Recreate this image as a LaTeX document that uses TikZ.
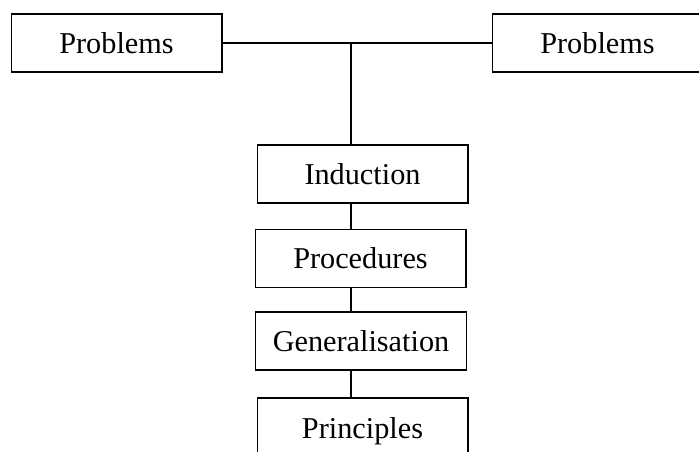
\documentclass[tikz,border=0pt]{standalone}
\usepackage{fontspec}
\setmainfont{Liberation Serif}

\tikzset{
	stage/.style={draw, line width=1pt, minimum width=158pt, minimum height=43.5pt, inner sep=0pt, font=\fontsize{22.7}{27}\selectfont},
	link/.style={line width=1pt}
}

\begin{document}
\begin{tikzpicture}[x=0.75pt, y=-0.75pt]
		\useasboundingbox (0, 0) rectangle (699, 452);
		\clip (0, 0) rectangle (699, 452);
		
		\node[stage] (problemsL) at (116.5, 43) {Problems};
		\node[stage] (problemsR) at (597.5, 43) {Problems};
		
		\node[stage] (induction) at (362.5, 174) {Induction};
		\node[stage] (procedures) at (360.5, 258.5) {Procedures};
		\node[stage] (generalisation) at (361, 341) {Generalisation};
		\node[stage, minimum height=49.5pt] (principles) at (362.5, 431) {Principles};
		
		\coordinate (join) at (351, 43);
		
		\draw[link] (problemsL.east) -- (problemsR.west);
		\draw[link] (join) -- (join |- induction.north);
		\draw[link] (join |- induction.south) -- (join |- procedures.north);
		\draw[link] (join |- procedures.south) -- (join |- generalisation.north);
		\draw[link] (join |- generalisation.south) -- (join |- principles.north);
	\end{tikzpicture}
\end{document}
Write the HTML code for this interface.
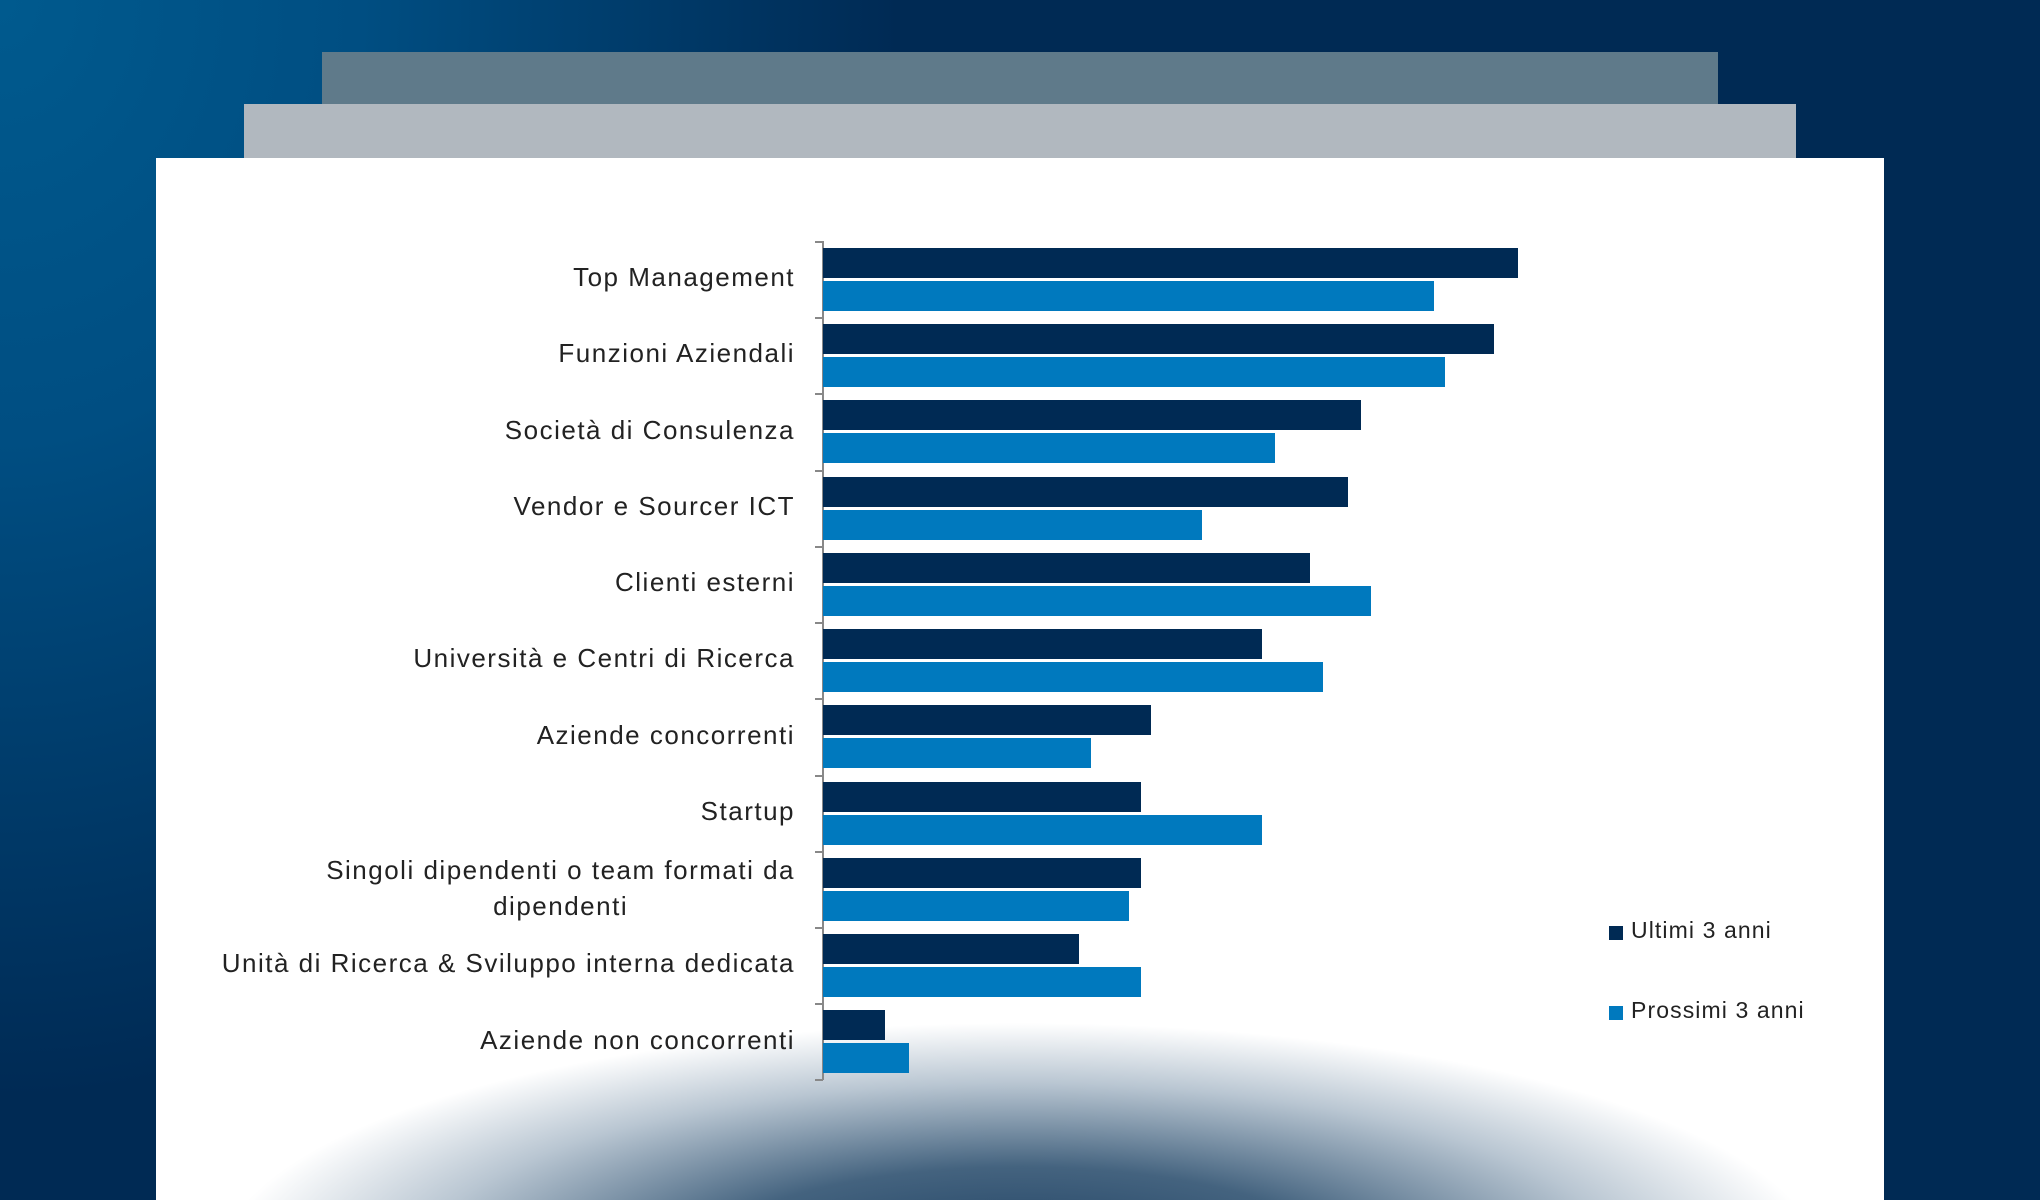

------------------------------------------------

■ Aim ■
Quote the data exactly, leaving every image out of the copy.

■ Task result ■
Recreate this image as a LaTeX document that uses TikZ.
\documentclass[tikz,border=0pt]{standalone}
\usepackage{fontspec}
\setmainfont{Liberation Serif}

\tikzset{
	stage/.style={draw, line width=1pt, minimum width=158pt, minimum height=43.5pt, inner sep=0pt, font=\fontsize{22.7}{27}\selectfont},
	link/.style={line width=1pt}
}

\begin{document}
\begin{tikzpicture}[x=0.75pt, y=-0.75pt]
		\useasboundingbox (0, 0) rectangle (699, 452);
		\clip (0, 0) rectangle (699, 452);
		
		\node[stage] (problemsL) at (116.5, 43) {Problems};
		\node[stage] (problemsR) at (597.5, 43) {Problems};
		
		\node[stage] (induction) at (362.5, 174) {Induction};
		\node[stage] (procedures) at (360.5, 258.5) {Procedures};
		\node[stage] (generalisation) at (361, 341) {Generalisation};
		\node[stage, minimum height=49.5pt] (principles) at (362.5, 431) {Principles};
		
		\coordinate (join) at (351, 43);
		
		\draw[link] (problemsL.east) -- (problemsR.west);
		\draw[link] (join) -- (join |- induction.north);
		\draw[link] (join |- induction.south) -- (join |- procedures.north);
		\draw[link] (join |- procedures.south) -- (join |- generalisation.north);
		\draw[link] (join |- generalisation.south) -- (join |- principles.north);
	\end{tikzpicture}
\end{document}
Write the HTML code for this interface.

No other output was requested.